* **GOAL OF THE EXERCISE**: Transcribe all of the data exactly. Omit the pictures.

▽

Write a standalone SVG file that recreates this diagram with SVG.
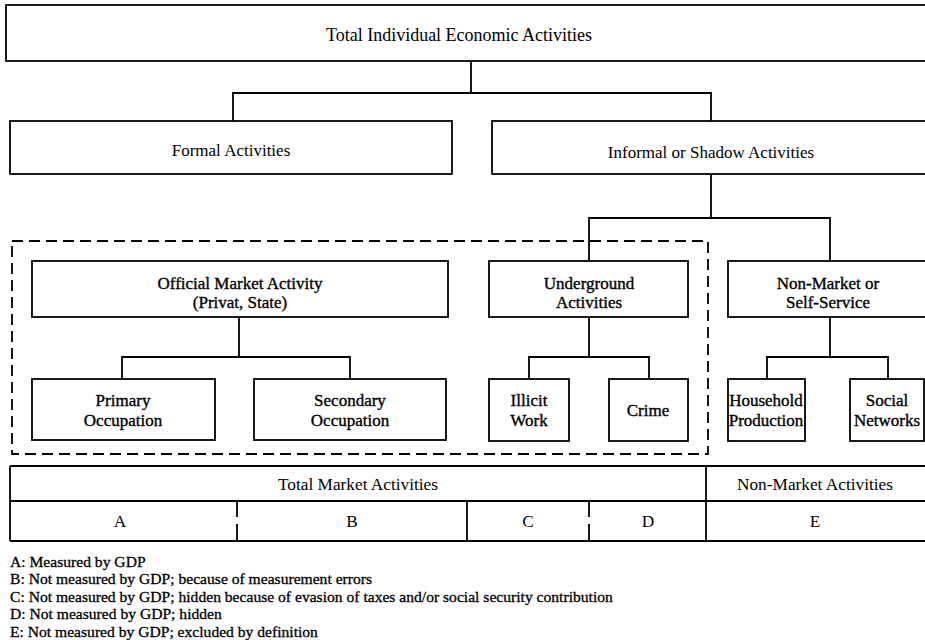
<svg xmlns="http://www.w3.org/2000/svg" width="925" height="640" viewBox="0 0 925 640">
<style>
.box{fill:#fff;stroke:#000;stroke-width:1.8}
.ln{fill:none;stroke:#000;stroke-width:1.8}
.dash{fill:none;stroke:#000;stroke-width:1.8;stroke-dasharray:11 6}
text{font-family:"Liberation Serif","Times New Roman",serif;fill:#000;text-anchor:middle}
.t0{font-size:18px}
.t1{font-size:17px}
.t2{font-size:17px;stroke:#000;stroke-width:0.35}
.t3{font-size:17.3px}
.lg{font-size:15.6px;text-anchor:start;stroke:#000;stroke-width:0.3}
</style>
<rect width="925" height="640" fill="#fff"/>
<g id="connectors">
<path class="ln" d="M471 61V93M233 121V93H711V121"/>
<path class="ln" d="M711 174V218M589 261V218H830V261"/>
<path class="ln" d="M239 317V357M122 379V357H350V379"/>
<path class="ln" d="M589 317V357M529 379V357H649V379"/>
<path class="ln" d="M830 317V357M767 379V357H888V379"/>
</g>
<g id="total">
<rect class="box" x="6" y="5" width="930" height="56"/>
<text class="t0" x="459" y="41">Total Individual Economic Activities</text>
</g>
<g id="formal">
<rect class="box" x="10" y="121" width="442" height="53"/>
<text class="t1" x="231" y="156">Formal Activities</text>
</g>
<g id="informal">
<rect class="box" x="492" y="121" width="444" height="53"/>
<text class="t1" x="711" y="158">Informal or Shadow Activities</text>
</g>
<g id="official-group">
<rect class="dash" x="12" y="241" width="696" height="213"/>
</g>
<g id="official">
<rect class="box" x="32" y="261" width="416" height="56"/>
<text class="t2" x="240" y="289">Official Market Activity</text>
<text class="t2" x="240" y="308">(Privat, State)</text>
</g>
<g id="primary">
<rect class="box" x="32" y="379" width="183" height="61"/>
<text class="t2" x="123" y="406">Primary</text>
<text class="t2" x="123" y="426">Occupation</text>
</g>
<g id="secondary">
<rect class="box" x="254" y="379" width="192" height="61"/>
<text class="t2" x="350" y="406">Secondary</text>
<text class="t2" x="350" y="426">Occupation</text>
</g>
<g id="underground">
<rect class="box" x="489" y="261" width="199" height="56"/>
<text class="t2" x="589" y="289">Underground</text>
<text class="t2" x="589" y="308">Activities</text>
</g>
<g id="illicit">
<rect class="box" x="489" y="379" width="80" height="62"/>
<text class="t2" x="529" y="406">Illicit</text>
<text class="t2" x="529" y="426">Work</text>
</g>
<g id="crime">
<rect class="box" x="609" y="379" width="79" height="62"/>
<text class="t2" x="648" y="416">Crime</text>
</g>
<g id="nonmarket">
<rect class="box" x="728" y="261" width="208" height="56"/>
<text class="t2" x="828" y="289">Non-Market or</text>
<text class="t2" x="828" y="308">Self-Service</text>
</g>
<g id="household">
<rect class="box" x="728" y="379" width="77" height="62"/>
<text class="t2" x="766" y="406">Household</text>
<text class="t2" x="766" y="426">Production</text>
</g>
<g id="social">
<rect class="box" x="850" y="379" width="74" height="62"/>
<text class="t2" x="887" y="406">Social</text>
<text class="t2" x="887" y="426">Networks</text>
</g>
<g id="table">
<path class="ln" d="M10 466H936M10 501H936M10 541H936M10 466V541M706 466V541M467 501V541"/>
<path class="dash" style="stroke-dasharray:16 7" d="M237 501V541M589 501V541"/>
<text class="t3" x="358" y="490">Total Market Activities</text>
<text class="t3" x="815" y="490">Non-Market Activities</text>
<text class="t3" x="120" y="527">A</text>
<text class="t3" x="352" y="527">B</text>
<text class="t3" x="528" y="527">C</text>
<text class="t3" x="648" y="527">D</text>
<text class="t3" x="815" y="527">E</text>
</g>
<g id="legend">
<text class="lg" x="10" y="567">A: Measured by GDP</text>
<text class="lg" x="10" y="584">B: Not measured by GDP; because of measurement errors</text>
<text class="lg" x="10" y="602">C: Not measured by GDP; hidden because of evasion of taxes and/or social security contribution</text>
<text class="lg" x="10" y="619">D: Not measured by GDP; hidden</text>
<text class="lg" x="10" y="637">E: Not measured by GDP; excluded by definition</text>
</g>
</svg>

△

* **RESPONSE TO THE EXERCISE**:
Write a standalone SVG file that recreates this diagram with SVG.
<svg xmlns="http://www.w3.org/2000/svg" width="925" height="640" viewBox="0 0 925 640">
<style>
.box{fill:#fff;stroke:#000;stroke-width:1.8}
.ln{fill:none;stroke:#000;stroke-width:1.8}
.dash{fill:none;stroke:#000;stroke-width:1.8;stroke-dasharray:11 6}
text{font-family:"Liberation Serif","Times New Roman",serif;fill:#000;text-anchor:middle}
.t0{font-size:18px}
.t1{font-size:17px}
.t2{font-size:17px;stroke:#000;stroke-width:0.35}
.t3{font-size:17.3px}
.lg{font-size:15.6px;text-anchor:start;stroke:#000;stroke-width:0.3}
</style>
<rect width="925" height="640" fill="#fff"/>
<g id="connectors">
<path class="ln" d="M471 61V93M233 121V93H711V121"/>
<path class="ln" d="M711 174V218M589 261V218H830V261"/>
<path class="ln" d="M239 317V357M122 379V357H350V379"/>
<path class="ln" d="M589 317V357M529 379V357H649V379"/>
<path class="ln" d="M830 317V357M767 379V357H888V379"/>
</g>
<g id="total">
<rect class="box" x="6" y="5" width="930" height="56"/>
<text class="t0" x="459" y="41">Total Individual Economic Activities</text>
</g>
<g id="formal">
<rect class="box" x="10" y="121" width="442" height="53"/>
<text class="t1" x="231" y="156">Formal Activities</text>
</g>
<g id="informal">
<rect class="box" x="492" y="121" width="444" height="53"/>
<text class="t1" x="711" y="158">Informal or Shadow Activities</text>
</g>
<g id="official-group">
<rect class="dash" x="12" y="241" width="696" height="213"/>
</g>
<g id="official">
<rect class="box" x="32" y="261" width="416" height="56"/>
<text class="t2" x="240" y="289">Official Market Activity</text>
<text class="t2" x="240" y="308">(Privat, State)</text>
</g>
<g id="primary">
<rect class="box" x="32" y="379" width="183" height="61"/>
<text class="t2" x="123" y="406">Primary</text>
<text class="t2" x="123" y="426">Occupation</text>
</g>
<g id="secondary">
<rect class="box" x="254" y="379" width="192" height="61"/>
<text class="t2" x="350" y="406">Secondary</text>
<text class="t2" x="350" y="426">Occupation</text>
</g>
<g id="underground">
<rect class="box" x="489" y="261" width="199" height="56"/>
<text class="t2" x="589" y="289">Underground</text>
<text class="t2" x="589" y="308">Activities</text>
</g>
<g id="illicit">
<rect class="box" x="489" y="379" width="80" height="62"/>
<text class="t2" x="529" y="406">Illicit</text>
<text class="t2" x="529" y="426">Work</text>
</g>
<g id="crime">
<rect class="box" x="609" y="379" width="79" height="62"/>
<text class="t2" x="648" y="416">Crime</text>
</g>
<g id="nonmarket">
<rect class="box" x="728" y="261" width="208" height="56"/>
<text class="t2" x="828" y="289">Non-Market or</text>
<text class="t2" x="828" y="308">Self-Service</text>
</g>
<g id="household">
<rect class="box" x="728" y="379" width="77" height="62"/>
<text class="t2" x="766" y="406">Household</text>
<text class="t2" x="766" y="426">Production</text>
</g>
<g id="social">
<rect class="box" x="850" y="379" width="74" height="62"/>
<text class="t2" x="887" y="406">Social</text>
<text class="t2" x="887" y="426">Networks</text>
</g>
<g id="table">
<path class="ln" d="M10 466H936M10 501H936M10 541H936M10 466V541M706 466V541M467 501V541"/>
<path class="dash" style="stroke-dasharray:16 7" d="M237 501V541M589 501V541"/>
<text class="t3" x="358" y="490">Total Market Activities</text>
<text class="t3" x="815" y="490">Non-Market Activities</text>
<text class="t3" x="120" y="527">A</text>
<text class="t3" x="352" y="527">B</text>
<text class="t3" x="528" y="527">C</text>
<text class="t3" x="648" y="527">D</text>
<text class="t3" x="815" y="527">E</text>
</g>
<g id="legend">
<text class="lg" x="10" y="567">A: Measured by GDP</text>
<text class="lg" x="10" y="584">B: Not measured by GDP; because of measurement errors</text>
<text class="lg" x="10" y="602">C: Not measured by GDP; hidden because of evasion of taxes and/or social security contribution</text>
<text class="lg" x="10" y="619">D: Not measured by GDP; hidden</text>
<text class="lg" x="10" y="637">E: Not measured by GDP; excluded by definition</text>
</g>
</svg>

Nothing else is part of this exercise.